Source code of charts:
- - - - - - -
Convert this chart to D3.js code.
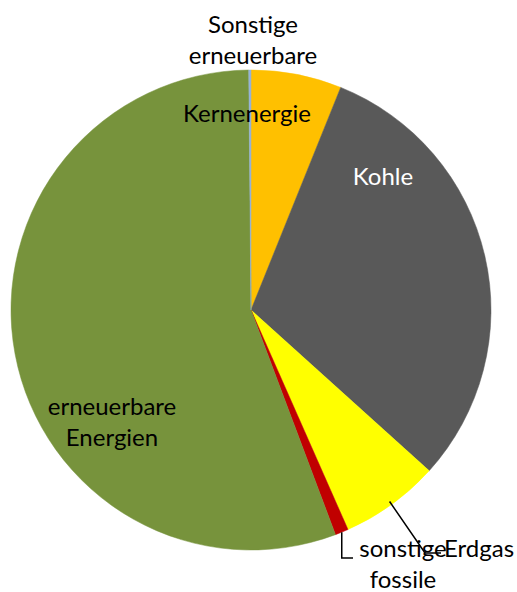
<!DOCTYPE html>
<html>
<head>
<meta charset="utf-8">
<script src="https://cdn.jsdelivr.net/npm/d3@7"></script>
<style>
  body { margin: 0; background: #fff; }
  text { font-family: Lato, "Open Sans", sans-serif; }
</style>
</head>
<body>
<div id="chart"></div>
<script>
// Data (share of generation, percent)
const categories = ["Kernenergie", "Kohle", "Erdgas", "sonstige fossile", "erneuerbare Energien", "Sonstige erneuerbare"];
const values = [6.1, 30.6, 6.7, 0.9, 55.6, 0.15];
const colors = ["#FFC000", "#595959", "#FFFF00", "#C00000", "#77933C", "#95B3D7"];

const width = 517, height = 592;
const cx = 251, cy = 310, radius = 240;

const svg = d3.select("#chart").append("svg")
  .attr("width", width)
  .attr("height", height);

const g = svg.append("g")
  .attr("transform", "translate(" + cx + "," + cy + ")");

const pie = d3.pie().sort(null).value(d => d.value);
const arc = d3.arc().innerRadius(0).outerRadius(radius);

const data = categories.map((c, i) => ({ name: c, value: values[i], color: colors[i] }));
const arcs = pie(data);

g.selectAll("path.slice")
  .data(arcs)
  .enter()
  .append("path")
  .attr("class", "slice")
  .attr("d", arc)
  .style("fill", d => d.data.color)
  .style("stroke", d => d.data.color)
  .style("stroke-width", 0.5);

// label layout (offsets from pie centre), line text and colour
const labels = {
  "Kernenergie": { x: -4, y: -188, lines: ["Kernenergie"], fill: "#000", anchor: "middle" },
  "Kohle": { x: 132, y: -125, lines: ["Kohle"], fill: "#fff", anchor: "middle" },
  "Erdgas": { x: 193, y: 247, lines: ["Erdgas"], fill: "#000", anchor: "start" },
  "sonstige fossile": { x: 152, y: 247, lines: ["sonstige", "fossile"], fill: "#000", anchor: "middle" },
  "erneuerbare Energien": { x: -139, y: 105, lines: ["erneuerbare", "Energien"], fill: "#000", anchor: "middle" },
  "Sonstige erneuerbare": { x: 2, y: -277, lines: ["Sonstige", "erneuerbare"], fill: "#000", anchor: "middle" }
};

// leader lines for the small outer labels
const leaders = {
  "Erdgas": [[0.985, 0], [174, 243], [190, 243]],
  "sonstige fossile": [[1.0, 0], [90, 248], [102, 248]]
};

arcs.forEach(a => {
  const L = leaders[a.data.name];
  if (!L) return;
  const mid = (a.startAngle + a.endAngle) / 2;
  const r0 = radius * L[0][0];
  const pts = [[r0 * Math.sin(mid), -r0 * Math.cos(mid)], L[1], L[2]];
  if (a.data.name === "sonstige fossile") pts[1] = [pts[0][0], L[1][1]];
  g.append("path")
    .attr("d", d3.line()(pts))
    .style("fill", "none")
    .style("stroke", "#000")
    .style("stroke-width", 1.5);
});

arcs.forEach(a => {
  const lb = labels[a.data.name];
  const t = g.append("text")
    .attr("x", lb.x)
    .attr("y", lb.y)
    .attr("text-anchor", lb.anchor)
    .style("font-size", "24px")
    .style("fill", lb.fill);
  lb.lines.forEach((line, i) => {
    t.append("tspan")
      .attr("x", lb.x)
      .attr("dy", i === 0 ? 0 : 31)
      .text(line);
  });
});
</script>
</body>
</html>
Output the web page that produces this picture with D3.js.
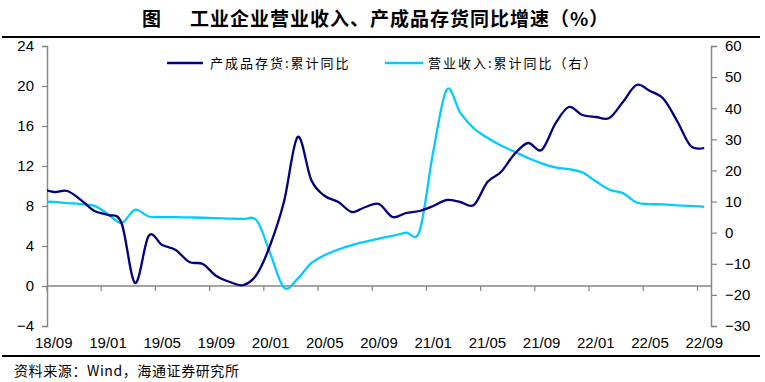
<!DOCTYPE html>
<html>
<head>
<meta charset="utf-8">
<script src="https://cdn.jsdelivr.net/npm/d3@7/dist/d3.min.js"></script>
<style>
  body { margin: 0; background: #fff; }
  svg { display: block; }
  .num { font-family: "Liberation Sans", Arial, sans-serif; font-size: 15px; fill: #000; }
  .cjk { font-family: "Noto Sans CJK SC", sans-serif; fill: #000; }
</style>
</head>
<body>
<div id="chart"></div>
<script>
// months on the category axis (18/08 sits just left of the plot and is clipped)
const months = [
  '18/08', '18/09', '18/10', '18/11', '18/12',
  '19/01', '19/02', '19/03', '19/04', '19/05', '19/06', '19/07', '19/08', '19/09', '19/10', '19/11', '19/12',
  '20/01', '20/02', '20/03', '20/04', '20/05', '20/06', '20/07', '20/08', '20/09', '20/10', '20/11', '20/12',
  '21/01', '21/02', '21/03', '21/04', '21/05', '21/06', '21/07', '21/08', '21/09', '21/10', '21/11', '21/12',
  '22/01', '22/02', '22/03', '22/04', '22/05', '22/06', '22/07', '22/08', '22/09'
];

// 产成品存货:累计同比 (left axis, %)
const inventory = [
  9.8, 9.4, 9.5, 8.6, 7.5,
  7.1, 6.3, 0.3, 5.0, 4.1, 3.6, 2.4, 2.2, 1.0, 0.4, 0.1, 1.2,
  4.2, 8.5, 14.9, 10.6, 9.0, 8.4, 7.4, 7.9, 8.2, 6.9, 7.3, 7.5,
  8.0, 8.6, 8.4, 8.1, 10.4, 11.4, 13.2, 14.3, 13.6, 16.2, 17.9, 17.1,
  16.9, 16.8, 18.4, 20.1, 19.5, 18.7, 16.5, 14.0, 13.8
];

// 营业收入:累计同比 (right axis, %)
const revenue = [
  9.9, 9.9, 9.5, 9.2, 8.6,
  6.0, 3.1, 7.4, 5.2, 5.0, 5.0, 4.9, 4.8, 4.7, 4.5, 4.4, 3.8,
  -7.0, -17.7, -14.8, -9.8, -7.2, -5.4, -4.0, -2.9, -1.9, -1.0, 0.0, 0.6,
  26.0, 46.0, 38.5, 33.5, 30.5, 28.0, 26.0, 24.0, 22.3, 21.0, 20.4, 19.4,
  16.5, 13.8, 12.7, 9.7, 9.2, 9.1, 8.8, 8.6, 8.3
];

const xTickLabels = ['18/09', '19/01', '19/05', '19/09', '20/01', '20/05', '20/09',
  '21/01', '21/05', '21/09', '22/01', '22/05', '22/09'];
const leftTicks = [-4, 0, 4, 8, 12, 16, 20, 24];
const rightTicks = [-30, -20, -10, 0, 10, 20, 30, 40, 50, 60];

const seriesNames = ['产成品存货:累计同比', '营业收入:累计同比（右）'];
const colors = ['#000080', '#00CCFF'];

const width = 765, height = 382;
const plot = { left: 47, right: 711, top: 46, bottom: 326 };
const axisGrey = '#868686';

const svg = d3.select('#chart').append('svg')
  .attr('width', width)
  .attr('height', height);

// title + rules
svg.append('text').attr('class', 'cjk')
  .attr('x', 142).attr('y', 26)
  .style('font-size', '19px').style('font-weight', 'bold')
  .text('图');
svg.append('text').attr('class', 'cjk')
  .attr('x', 190).attr('y', 26)
  .style('font-size', '19px').style('font-weight', 'bold')
  .style('letter-spacing', '1px')
  .text('工业企业营业收入、产成品存货同比增速（%）');
svg.append('line').attr('x1', 2).attr('x2', 760).attr('y1', 37).attr('y2', 37)
  .attr('stroke', '#000').attr('stroke-width', 2);
svg.append('line').attr('x1', 2).attr('x2', 760).attr('y1', 356).attr('y2', 356)
  .attr('stroke', '#000').attr('stroke-width', 2);
svg.append('text').attr('class', 'cjk')
  .attr('x', 14).attr('y', 376)
  .style('font-size', '14px').style('letter-spacing', '0.6px')
  .text('资料来源：Wind，海通证券研究所');

// scales
const x = d3.scaleLinear().domain([0.5, months.length - 0.5]).range([plot.left, plot.right]);
const yLeft = d3.scaleLinear().domain([-4, 24]).range([plot.bottom, plot.top]);
const yRight = d3.scaleLinear().domain([-30, 60]).range([plot.bottom, plot.top]);

// axes
const gl = svg.append('g').attr('transform', `translate(${plot.left},0)`)
  .call(d3.axisLeft(yLeft).tickValues(leftTicks).tickSize(5).tickPadding(8).tickFormat(d3.format('d')));
const gr = svg.append('g').attr('transform', `translate(${plot.right},0)`)
  .call(d3.axisRight(yRight).tickValues(rightTicks).tickSize(6).tickPadding(8).tickFormat(d3.format('d')));
[gl, gr].forEach(g => {
  g.select('.domain').attr('stroke', axisGrey).attr('stroke-width', 1.5);
  g.selectAll('.tick line').attr('stroke', axisGrey).attr('stroke-width', 1.2);
  g.selectAll('.tick text').attr('class', 'num').attr('fill', '#000');
});

// category axis drawn along the left zero line
const y0 = yLeft(0);
svg.append('line')
  .attr('x1', plot.left).attr('x2', plot.right)
  .attr('y1', y0).attr('y2', y0)
  .attr('stroke', axisGrey).attr('stroke-width', 1.5);
const xt = svg.append('g');
xt.selectAll('line').data(xTickLabels).enter().append('line')
  .attr('x1', d => x(months.indexOf(d) - 0.5))
  .attr('x2', d => x(months.indexOf(d) - 0.5))
  .attr('y1', y0).attr('y2', y0 + 5)
  .attr('stroke', axisGrey).attr('stroke-width', 1.2);
xt.selectAll('text').data(xTickLabels).enter().append('text')
  .attr('class', 'num')
  .attr('x', d => x(months.indexOf(d)))
  .attr('y', 348)
  .attr('text-anchor', 'middle')
  .text(d => d);

// lines
svg.append('clipPath').attr('id', 'plotclip').append('rect')
  .attr('x', plot.left).attr('y', plot.top - 10)
  .attr('width', plot.right - plot.left).attr('height', plot.bottom - plot.top + 20);

const curve = d3.curveCardinal.tension(0);
const lineLeft = d3.line().x((d, i) => x(i)).y(d => yLeft(d)).curve(curve);
const lineRight = d3.line().x((d, i) => x(i)).y(d => yRight(d)).curve(curve);

const lines = svg.append('g').attr('clip-path', 'url(#plotclip)');
lines.append('path').datum(revenue)
  .attr('d', lineRight)
  .attr('fill', 'none').attr('stroke', colors[1]).attr('stroke-width', 2.3);
lines.append('path').datum(inventory)
  .attr('d', lineLeft)
  .attr('fill', 'none').attr('stroke', colors[0]).attr('stroke-width', 2.3);

// legend
const legend = [
  { name: seriesNames[0], color: colors[0], x1: 167, x2: 203, tx: 210 },
  { name: seriesNames[1], color: colors[1], x1: 385, x2: 423, tx: 428 }
];
const lg = svg.append('g').selectAll('g').data(legend).enter().append('g');
lg.append('line')
  .attr('x1', d => d.x1).attr('x2', d => d.x2)
  .attr('y1', 63).attr('y2', 63)
  .attr('stroke', d => d.color).attr('stroke-width', 2.3);
lg.append('text').attr('class', 'cjk')
  .attr('x', d => d.tx).attr('y', 68)
  .style('font-size', '13px').style('letter-spacing', '2px')
  .text(d => d.name);
</script>
</body>
</html>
- - - - - - -
Description of the task: Look above for the line with "Output the web", then print it and each line after it down to and including the line with "const colors = ['#000080', '#00CCFF'];". Leave out the pictures and keep the wording exact.

Exercise solution:
Output the web page that produces this picture with D3.js.
<!DOCTYPE html>
<html>
<head>
<meta charset="utf-8">
<script src="https://cdn.jsdelivr.net/npm/d3@7/dist/d3.min.js"></script>
<style>
  body { margin: 0; background: #fff; }
  svg { display: block; }
  .num { font-family: "Liberation Sans", Arial, sans-serif; font-size: 15px; fill: #000; }
  .cjk { font-family: "Noto Sans CJK SC", sans-serif; fill: #000; }
</style>
</head>
<body>
<div id="chart"></div>
<script>
// months on the category axis (18/08 sits just left of the plot and is clipped)
const months = [
  '18/08', '18/09', '18/10', '18/11', '18/12',
  '19/01', '19/02', '19/03', '19/04', '19/05', '19/06', '19/07', '19/08', '19/09', '19/10', '19/11', '19/12',
  '20/01', '20/02', '20/03', '20/04', '20/05', '20/06', '20/07', '20/08', '20/09', '20/10', '20/11', '20/12',
  '21/01', '21/02', '21/03', '21/04', '21/05', '21/06', '21/07', '21/08', '21/09', '21/10', '21/11', '21/12',
  '22/01', '22/02', '22/03', '22/04', '22/05', '22/06', '22/07', '22/08', '22/09'
];

// 产成品存货:累计同比 (left axis, %)
const inventory = [
  9.8, 9.4, 9.5, 8.6, 7.5,
  7.1, 6.3, 0.3, 5.0, 4.1, 3.6, 2.4, 2.2, 1.0, 0.4, 0.1, 1.2,
  4.2, 8.5, 14.9, 10.6, 9.0, 8.4, 7.4, 7.9, 8.2, 6.9, 7.3, 7.5,
  8.0, 8.6, 8.4, 8.1, 10.4, 11.4, 13.2, 14.3, 13.6, 16.2, 17.9, 17.1,
  16.9, 16.8, 18.4, 20.1, 19.5, 18.7, 16.5, 14.0, 13.8
];

// 营业收入:累计同比 (right axis, %)
const revenue = [
  9.9, 9.9, 9.5, 9.2, 8.6,
  6.0, 3.1, 7.4, 5.2, 5.0, 5.0, 4.9, 4.8, 4.7, 4.5, 4.4, 3.8,
  -7.0, -17.7, -14.8, -9.8, -7.2, -5.4, -4.0, -2.9, -1.9, -1.0, 0.0, 0.6,
  26.0, 46.0, 38.5, 33.5, 30.5, 28.0, 26.0, 24.0, 22.3, 21.0, 20.4, 19.4,
  16.5, 13.8, 12.7, 9.7, 9.2, 9.1, 8.8, 8.6, 8.3
];

const xTickLabels = ['18/09', '19/01', '19/05', '19/09', '20/01', '20/05', '20/09',
  '21/01', '21/05', '21/09', '22/01', '22/05', '22/09'];
const leftTicks = [-4, 0, 4, 8, 12, 16, 20, 24];
const rightTicks = [-30, -20, -10, 0, 10, 20, 30, 40, 50, 60];

const seriesNames = ['产成品存货:累计同比', '营业收入:累计同比（右）'];
const colors = ['#000080', '#00CCFF'];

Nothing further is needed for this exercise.